Published online by Cambridge University Press: 05 February 2013
Disquiet on the Home Front
From Trakl's battle-poem “Grodek” (1914) to Kraus's gargantuan drama Die letzten Tage der Menschheit (The Last Days of Mankind, 1919–22), some of the finest works in the Austrian canon were inspired by the trauma of the Great War. For many readers today, however, war fiction in German usually begins and ends with two novels belonging to the Weimar tradition rather than the Austrian tradition – Arnold Zweig's Der Streit um den Sergeanten Grischa (The Argument over Sergeant Grischa, 1927) and E. M. Remarque's Im Westen nichts Neues (All Quiet on the Western Front, 1929). Since both novels appeared some while after the war's end, their authors were at pains to declare them authentic records stemming directly from lived experience of the conflict itself. The two works presented here to illustrate war writing by front-line soldiers in the Austro-Hungarian army required no such retrospective justification.

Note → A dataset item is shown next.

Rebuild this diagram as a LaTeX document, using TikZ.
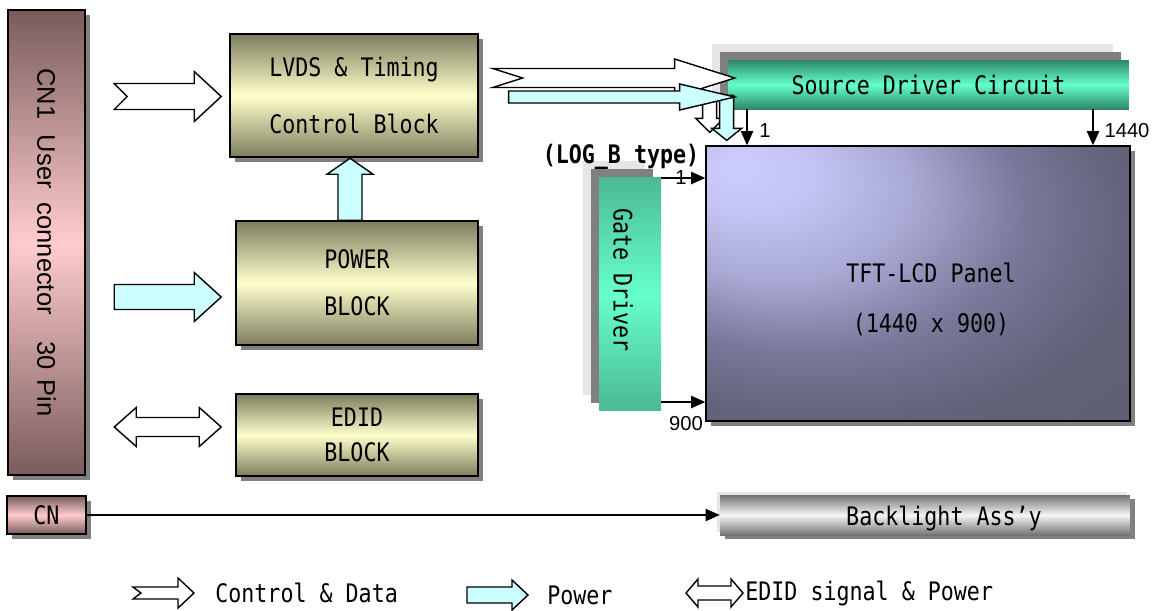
\documentclass[tikz,border=0pt]{standalone}
\usepackage{fontspec}
\usepackage{graphicx}
\usetikzlibrary{arrows.meta, positioning, calc, shadows}
\newfontfamily\lcdfont[FakeStretch=0.85]{DejaVu Sans Mono}
\newfontfamily\numfont{Liberation Sans}

\definecolor{olivedark}{RGB}{125,125,95}
\definecolor{cream}{RGB}{255,255,204}
\definecolor{pinkdark}{RGB}{122,92,92}
\definecolor{pinklight}{RGB}{255,204,204}
\definecolor{greendark}{RGB}{45,135,105}
\definecolor{greenlight}{RGB}{102,255,204}
\definecolor{gategreen}{RGB}{75,185,148}
\definecolor{powercyan}{RGB}{204,255,255}
\definecolor{shadowgray}{RGB}{128,128,128}
\definecolor{palegray}{RGB}{230,230,230}
\definecolor{bldark}{RGB}{115,115,115}
\definecolor{bllight}{RGB}{245,245,245}

\pgfdeclareradialshading{panelshade}{\pgfpoint{-22bp}{22bp}}{rgb(0bp)=(0.8,0.8,1); rgb(7bp)=(0.77,0.77,0.96); rgb(16bp)=(0.66,0.66,0.83); rgb(26bp)=(0.47,0.47,0.6); rgb(36bp)=(0.38,0.38,0.47); rgb(65bp)=(0.35,0.35,0.43)}

\tikzstyle{block} = [rectangle, inner sep=0pt, align=center, draw=black, line width=0.9pt, top color=olivedark, bottom color=olivedark, middle color=cream, drop shadow={shadow xshift=0.1cm, shadow yshift=-0.1cm, fill=shadowgray, opacity=1}]
\tikzstyle{conn} = [rectangle, inner sep=0pt, draw=black, line width=0.9pt, top color=pinkdark, bottom color=pinkdark, middle color=pinklight, drop shadow={shadow xshift=0.1cm, shadow yshift=-0.1cm, fill=shadowgray, opacity=1}]
\tikzstyle{driver} = [rectangle, inner sep=0pt, top color=greendark, bottom color=greendark, middle color=greenlight, general shadow={shadow xshift=-0.32cm, shadow yshift=0.32cm, fill=palegray}, general shadow={shadow xshift=-0.16cm, shadow yshift=0.16cm, fill=shadowgray}]
\tikzstyle{gatebox} = [driver, top color=gategreen, bottom color=gategreen, middle color=greenlight]
\tikzstyle{panelbox} = [rectangle, inner sep=0pt, draw=black, line width=0.9pt, shading=panelshade, drop shadow={shadow xshift=0.1cm, shadow yshift=-0.1cm, fill=shadowgray, opacity=1}]
\tikzstyle{backbar} = [rectangle, inner sep=0pt, top color=bldark, bottom color=bldark, middle color=bllight, general shadow={shadow xshift=-0.06cm, shadow yshift=0.06cm, fill=palegray}, drop shadow={shadow xshift=0.1cm, shadow yshift=-0.08cm, fill=shadowgray, opacity=1}]
\tikzstyle{txt} = [inner sep=0pt, font=\lcdfont\fontsize{14.5}{17}\selectfont]
\tikzstyle{numtext} = [inner sep=0pt, font=\numfont\fontsize{11.5}{13}\selectfont]
\tikzstyle{arrow} = [line width=0.7pt, -{Triangle[length=8pt, width=7pt]}]
\tikzstyle{dataarrow} = [draw, fill=white, line width=0.8pt]
\tikzstyle{powerarrow} = [draw, fill=powercyan, line width=0.8pt]

\tikzset{
  pics/fat/.style args={#1/#2/#3/#4/#5}{code={
    \path[pic actions] (0,-#2) -- (#1-#4,-#2) -- (#1-#4,-#3) -- (#1,0) -- (#1-#4,#3) -- (#1-#4,#2) -- (0,#2) -- (#5,0) -- cycle;
  }},
  pics/fatboth/.style args={#1/#2/#3/#4}{code={
    \path[pic actions] (0,0) -- (#4,-#3) -- (#4,-#2) -- (#1-#4,-#2) -- (#1-#4,-#3) -- (#1,0) -- (#1-#4,#3) -- (#1-#4,#2) -- (#4,#2) -- (#4,#3) -- cycle;
  }}
}

\begin{document}
\begin{tikzpicture}[x=0.02cm, y=-0.02cm]
        \useasboundingbox (0,0) rectangle (1159,610);

        % left side
        \node (cn1) [conn, minimum width=1.54cm, minimum height=9.3cm] at (46.5,242.5) {\rotatebox{-90}{\numfont\fontsize{14.5}{16}\selectfont CN1\hspace{9pt}User\hspace{8pt}connector\hspace{15pt}30\hspace{6pt}Pin}};
        \node (lvds) [block, minimum width=4.96cm, minimum height=2.46cm, font=\lcdfont\fontsize{14.5}{32}\selectfont] at (354,95.5) {LVDS \& Timing\\Control Block};
        \node (power) [block, minimum width=4.84cm, minimum height=2.48cm, font=\lcdfont\fontsize{14.5}{26.6}\selectfont] at (357,283) {POWER\\BLOCK};
        \node (edid) [block, minimum width=4.84cm, minimum height=1.64cm, font=\lcdfont\fontsize{14.5}{20}\selectfont] at (357,435) {EDID\\BLOCK};
        \node (cn) [conn, minimum width=1.58cm, minimum height=0.76cm, font=\lcdfont\fontsize{14.5}{17}\selectfont] at (46.5,515) {CN};

        % panel side
        \node (src) [driver, minimum width=8.02cm, minimum height=0.98cm, font=\lcdfont\fontsize{14.5}{17}\selectfont] at (928.5,84.5) {Source Driver Circuit};
        \node (panel) [panelbox, minimum width=8.48cm, minimum height=5.5cm] at (918,283.5) {};
        \node (paneltext) [txt, align=center, font=\lcdfont\fontsize{14.5}{28.3}\selectfont] at ($(panel.center)+(13,16)$) {TFT-LCD Panel\\(1440 x 900)};
        \node (gate) [gatebox, minimum width=1.24cm, minimum height=4.68cm] at (630,294) {};
        \node (gatetext) [txt] at ($(gate.center)+(-7,-14)$) {\rotatebox{-90}{Gate Driver}};
        \node (logb) [inner sep=0pt, font=\lcdfont\bfseries\fontsize{14.5}{16}\selectfont] at (621,157) {(LOG\_B type)};
        \node (back) [backbar, minimum width=8.2cm, minimum height=0.8cm] at (925,515) {};
        \node (backtext) [txt] at ($(back.center)+(19,3)$) {Backlight Ass’y};

        % pin labels
        \node (n1) [numtext] at (765,131) {1};
        \node (n1440) [numtext] at (1127,131) {1440};
        \node (g1) [numtext] at (681,178) {1};
        \node (g900) [numtext] at (686,424) {900};

        \coordinate (s1) at (747,0);
        \coordinate (s1440) at (1093,0);
        \coordinate (row1) at (0,178);
        \coordinate (row900) at (0,402);
        \draw [arrow] (src.south -| s1) -- (panel.north -| s1);
        \draw [arrow] (src.south -| s1440) -- (panel.north -| s1440);
        \draw [arrow] (gate.east |- row1) -- (panel.west |- row1);
        \draw [arrow] (gate.east |- row900) -- (panel.west |- row900);
        \draw [arrow] (cn.east) -- (cn.east -| back.west);

        % block arrows
        \coordinate (cdtail) at ($(lvds.west)+(-115,1)$);
        \coordinate (pwtail) at ($(power.west)+(-121,14)$);
        \coordinate (edtip) at ($(edid.west)+(-121,-8)$);
        \coordinate (pwrup) at ($(power.north)+(-7,0)$);
        \coordinate (dnw) at ($(src.south west)+(-18,-12)$);
        \coordinate (dnc) at ($(src.south west)+(-1,-14)$);
        \coordinate (srccd) at ($(src.west)+(-235,-6.5)$);
        \coordinate (srcpw) at ($(src.west)+(-219,12.5)$);
        \pic [dataarrow] at (cdtail) {fat={107/13/25/27/13}};
        \pic [powerarrow] at (pwtail) {fat={107/12.5/24.5/27/0}};
        \pic [dataarrow] at (edtip) {fatboth={107/9.5/19.5/22}};
        \pic [powerarrow, rotate=90] at (pwrup) {fat={62/12/23/16/0}};
        \pic [dataarrow, rotate=-90] at (dnw) {fat={35/7/14/14/0}};
        \pic [powerarrow, rotate=-90] at (dnc) {fat={45/7/15/12/0}};
        \pic [dataarrow] at (srccd) {fat={242/9.5/19/60/30}};
        \pic [powerarrow] at (srcpw) {fat={226/6/13/55/0}};

        % legend
        \coordinate (lgcd) at (133,593);
        \coordinate (lgpw) at (467,595);
        \coordinate (lged) at (686,593);
        \pic [dataarrow] at (lgcd) {fat={61/6/15/16/8}};
        \pic [powerarrow] at (lgpw) {fat={61/8/15/16/0}};
        \pic [dataarrow] at (lged) {fatboth={57/7/14/12}};
        \node (lgcdtext) [txt, right=1.64cm of lgcd] {Control \& Data};
        \node (lgpwtext) [txt, right=1.6cm of lgpw] {Power};
        \node (lgedtext) [txt, right=1.18cm of lged] {EDID signal \& Power};
\end{tikzpicture}
\end{document}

Unlike Zweig and Remarque, Andreas Latzko and Ernst Weiss felt no need for their experiences to be distilled by the passage of time. Latzko's Menschen im Krieg (Men in War, 1917) appeared while the battles still raged; Weiss's Franta Zlin came out shortly after the ceasefire in 1919. The first created a now-forgotten literary sensation across Europe, but has long been out of print. The other was recently included by Marcel Reich-Ranicki in Robert Musil bis Franz Werfel, the seventh volume of his extended collection provocatively entitled Der Kanon: Die deutsche Literatur (the editor's notion of what constitutes a “German” author may not be shared by all commentators).